[start DATA EXCERPT]

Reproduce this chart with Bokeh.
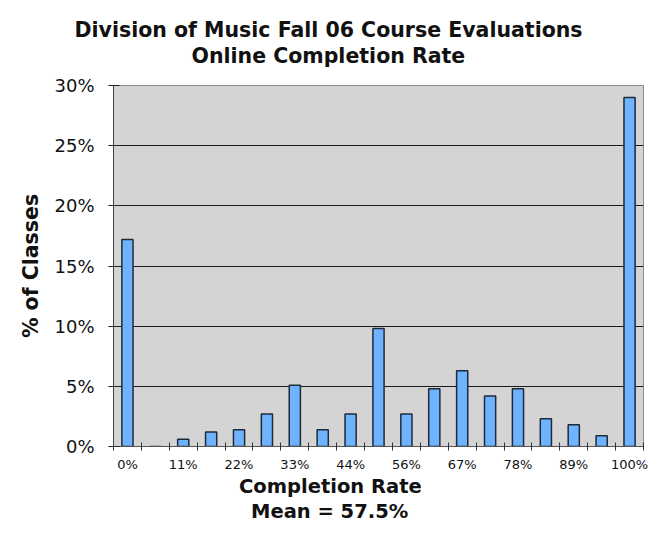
from bokeh.plotting import figure
from bokeh.models import FixedTicker, Title, Range1d, ColumnDataSource
from bokeh.embed import file_html
from bokeh.resources import INLINE

# ---- data ----
bin_index = list(range(19))  # 19 completion-rate bins, 0% .. 100%
pct_classes = [17.2, 0.0, 0.6, 1.2, 1.4, 2.7, 5.1, 1.4, 2.7, 9.8,
               2.7, 4.8, 6.3, 4.2, 4.8, 2.3, 1.8, 0.9, 29.0]
x_tick_labels = ["0%", "11%", "22%", "33%", "44%", "56%", "67%", "78%", "89%", "100%"]
x_tick_bins = [0, 2, 4, 6, 8, 10, 12, 14, 16, 18]
y_ticks = [0, 5, 10, 15, 20, 25, 30]
y_tick_labels = ["0%", "5%", "10%", "15%", "20%", "25%", "30%"]

title_lines = ["Division of Music Fall 06 Course Evaluations", "Online Completion Rate"]
x_label_lines = ["Completion Rate", "Mean = 57.5%"]
y_label = "% of Classes"

FONT = "DejaVu Sans"

src = ColumnDataSource(dict(x=bin_index, top=pct_classes))

p = figure(width=662, height=532,
           x_range=Range1d(-0.5, 18.5), y_range=Range1d(0, 30),
           output_backend="svg", toolbar_location=None,
           min_border_left=113, min_border_right=19,
           min_border_top=85, min_border_bottom=86,
           background_fill_color="#d4d4d4", border_fill_color="white",
           outline_line_color="#8c8c8c", outline_line_width=1)
p.title = None

p.vbar(x="x", top="top", width=0.4, bottom=0, source=src,
       fill_color="#6fb3ff", line_color="#1e2a38", line_width=1.5)

# x axis
xa = p.xaxis[0]
xa.ticker = FixedTicker(ticks=x_tick_bins, minor_ticks=[i - 0.5 for i in range(20)])
xa.major_label_overrides = {b: l for b, l in zip(x_tick_bins, x_tick_labels)}
xa.major_tick_line_color = None
xa.major_tick_in = 0
xa.major_tick_out = 0
xa.minor_tick_in = 4
xa.minor_tick_out = 4
xa.minor_tick_line_color = "#333333"
xa.axis_line_color = "#555555"
xa.major_label_text_font = FONT
xa.major_label_text_font_size = "13px"
xa.major_label_text_color = "#111111"
xa.major_label_standoff = 6

# y axis
ya = p.yaxis[0]
ya.ticker = FixedTicker(ticks=y_ticks)
ya.major_label_overrides = {t: l for t, l in zip(y_ticks, y_tick_labels)}
ya.major_tick_in = 6
ya.major_tick_out = 5
ya.major_tick_line_color = "#222222"
ya.minor_tick_line_color = None
ya.axis_line_color = "#444444"
ya.major_label_text_font = FONT
ya.major_label_text_font_size = "18px"
ya.major_label_text_color = "#111111"
ya.major_label_standoff = 14
ya.axis_label = y_label
ya.axis_label_text_font = FONT
ya.axis_label_text_font_style = "bold"
ya.axis_label_text_font_size = "20.5px"
ya.axis_label_text_color = "#111111"
ya.axis_label_standoff = 8

p.xgrid.visible = False
p.ygrid.ticker = FixedTicker(ticks=[5, 10, 15, 20, 25])
p.ygrid.grid_line_color = "#1a1a1a"
p.ygrid.grid_line_width = 1

def bold_title(txt, offset, size, standoff, valign="bottom"):
    return Title(text=txt, align="left", offset=offset, vertical_align=valign,
                 text_font=FONT, text_font_size=size, text_font_style="bold",
                 text_color="#111111", standoff=standoff)

# above: spacer closest to the frame, then line 2, then line 1
p.add_layout(Title(text=" ", text_font_size="1px", standoff=15), "above")
p.add_layout(bold_title(title_lines[1], 78, "20.5px", 0), "above")
p.add_layout(bold_title(title_lines[0], -39, "20.5px", 0), "above")

# below: x-axis label lines
p.add_layout(bold_title(x_label_lines[0], 125.5, "19.5px", 0, "top"), "below")
p.add_layout(bold_title(x_label_lines[1], 137.5, "19.5px", 0, "top"), "below")

open("out.html", "w").write(file_html(p, INLINE))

[end DATA EXCERPT]

• _SHORT TASK_: Each line of the data is to be duplicated exactly; pictures stay out of the copy.

• _WRITTEN SOLUTION_:
Reproduce this chart with Bokeh.
from bokeh.plotting import figure
from bokeh.models import FixedTicker, Title, Range1d, ColumnDataSource
from bokeh.embed import file_html
from bokeh.resources import INLINE

# ---- data ----
bin_index = list(range(19))  # 19 completion-rate bins, 0% .. 100%
pct_classes = [17.2, 0.0, 0.6, 1.2, 1.4, 2.7, 5.1, 1.4, 2.7, 9.8,
               2.7, 4.8, 6.3, 4.2, 4.8, 2.3, 1.8, 0.9, 29.0]
x_tick_labels = ["0%", "11%", "22%", "33%", "44%", "56%", "67%", "78%", "89%", "100%"]
x_tick_bins = [0, 2, 4, 6, 8, 10, 12, 14, 16, 18]
y_ticks = [0, 5, 10, 15, 20, 25, 30]
y_tick_labels = ["0%", "5%", "10%", "15%", "20%", "25%", "30%"]

title_lines = ["Division of Music Fall 06 Course Evaluations", "Online Completion Rate"]
x_label_lines = ["Completion Rate", "Mean = 57.5%"]
y_label = "% of Classes"

FONT = "DejaVu Sans"

src = ColumnDataSource(dict(x=bin_index, top=pct_classes))

p = figure(width=662, height=532,
           x_range=Range1d(-0.5, 18.5), y_range=Range1d(0, 30),
           output_backend="svg", toolbar_location=None,
           min_border_left=113, min_border_right=19,
           min_border_top=85, min_border_bottom=86,
           background_fill_color="#d4d4d4", border_fill_color="white",
           outline_line_color="#8c8c8c", outline_line_width=1)
p.title = None

p.vbar(x="x", top="top", width=0.4, bottom=0, source=src,
       fill_color="#6fb3ff", line_color="#1e2a38", line_width=1.5)

# x axis
xa = p.xaxis[0]
xa.ticker = FixedTicker(ticks=x_tick_bins, minor_ticks=[i - 0.5 for i in range(20)])
xa.major_label_overrides = {b: l for b, l in zip(x_tick_bins, x_tick_labels)}
xa.major_tick_line_color = None
xa.major_tick_in = 0
xa.major_tick_out = 0
xa.minor_tick_in = 4
xa.minor_tick_out = 4
xa.minor_tick_line_color = "#333333"
xa.axis_line_color = "#555555"
xa.major_label_text_font = FONT
xa.major_label_text_font_size = "13px"
xa.major_label_text_color = "#111111"
xa.major_label_standoff = 6

# y axis
ya = p.yaxis[0]
ya.ticker = FixedTicker(ticks=y_ticks)
ya.major_label_overrides = {t: l for t, l in zip(y_ticks, y_tick_labels)}
ya.major_tick_in = 6
ya.major_tick_out = 5
ya.major_tick_line_color = "#222222"
ya.minor_tick_line_color = None
ya.axis_line_color = "#444444"
ya.major_label_text_font = FONT
ya.major_label_text_font_size = "18px"
ya.major_label_text_color = "#111111"
ya.major_label_standoff = 14
ya.axis_label = y_label
ya.axis_label_text_font = FONT
ya.axis_label_text_font_style = "bold"
ya.axis_label_text_font_size = "20.5px"
ya.axis_label_text_color = "#111111"
ya.axis_label_standoff = 8

p.xgrid.visible = False
p.ygrid.ticker = FixedTicker(ticks=[5, 10, 15, 20, 25])
p.ygrid.grid_line_color = "#1a1a1a"
p.ygrid.grid_line_width = 1

def bold_title(txt, offset, size, standoff, valign="bottom"):
    return Title(text=txt, align="left", offset=offset, vertical_align=valign,
                 text_font=FONT, text_font_size=size, text_font_style="bold",
                 text_color="#111111", standoff=standoff)

# above: spacer closest to the frame, then line 2, then line 1
p.add_layout(Title(text=" ", text_font_size="1px", standoff=15), "above")
p.add_layout(bold_title(title_lines[1], 78, "20.5px", 0), "above")
p.add_layout(bold_title(title_lines[0], -39, "20.5px", 0), "above")

# below: x-axis label lines
p.add_layout(bold_title(x_label_lines[0], 125.5, "19.5px", 0, "top"), "below")
p.add_layout(bold_title(x_label_lines[1], 137.5, "19.5px", 0, "top"), "below")

open("out.html", "w").write(file_html(p, INLINE))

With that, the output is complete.